Alberto Fernández aceptó ser la cara visible de un Gobierno que, de antemano, todos sabíamos que no le pertenecía.
En septiembre de 2020, el Presidente de la Nación decía: "Yo no digo que el mérito no sirve para progresar, pero no creo en la meritocracia". Indudablemente se estaba refiriendo a la situación que lo llevó a él mismo a la cúspide del poder.
Qué tipo de mérito se le puede reconocer a un personaje que hasta muy poco antes hacía declaraciones de un tono muy fuerte contra la persona que después lo entronó en el Sillón de Rivadavia? Yo creo que ninguno. Este Presidente jamás estuvo a la altura del cargo que hoy ocupa. Siempre se comportó como un títere o un muñeco que espera que otros hagan o decidan lo que a él le corresponde hacer o decidir.
Entonces no es casual que, llegado al día de hoy, a muy poco de tener que volver el pueblo a las urnas para elegir un nuevo mandatario, se lo vea desconcertado o ausente de la realidad.
Lo que realmente sucede, es que Alberto Fernández está solo. Quienes lo colocaron en el sitial que hoy ocupa ya no lo acompañan más. Sus ministros, sino todos en su gran mayoría, responden a la verdadera "jefa", que no es otra que la Vicepresidenta Cristina Fernández de Kirchner; que bastante pronto se dio cuenta del error que había cometido, pero ya no le quedaba otro remedio que aguantar hasta la finalización del período presidencial.
Y esto es así, porque como dijo alguna vez Patrick Rothfuss (El nombre del viento): "El poder está bien, y la estupidez es, por lo general, inofensiva. Pero el poder y la estupidez juntos son peligrosos".

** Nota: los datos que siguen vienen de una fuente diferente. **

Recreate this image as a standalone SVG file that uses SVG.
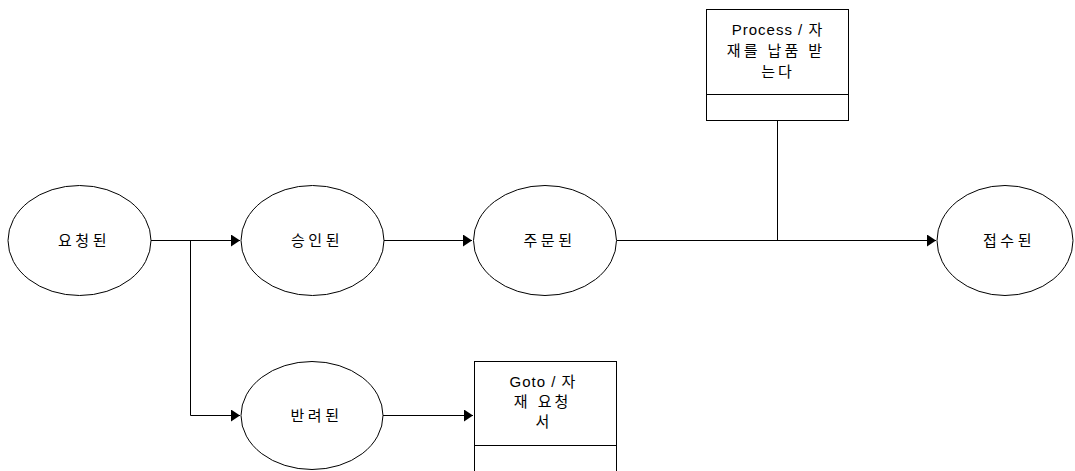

Lamentablemente, tanto para los que votaron en 2019 la fórmula del Frente de Todos, como para quienes no lo hicimos, Alberto Fernández es un estúpido con una gran cuota de poder. Y, como dije más arriba, está solo. En estos tres elementos, estupidez, poder y soledad, radica el peligro más grande que tendremos que afrontar hasta la culminación del actual periodo presidencial.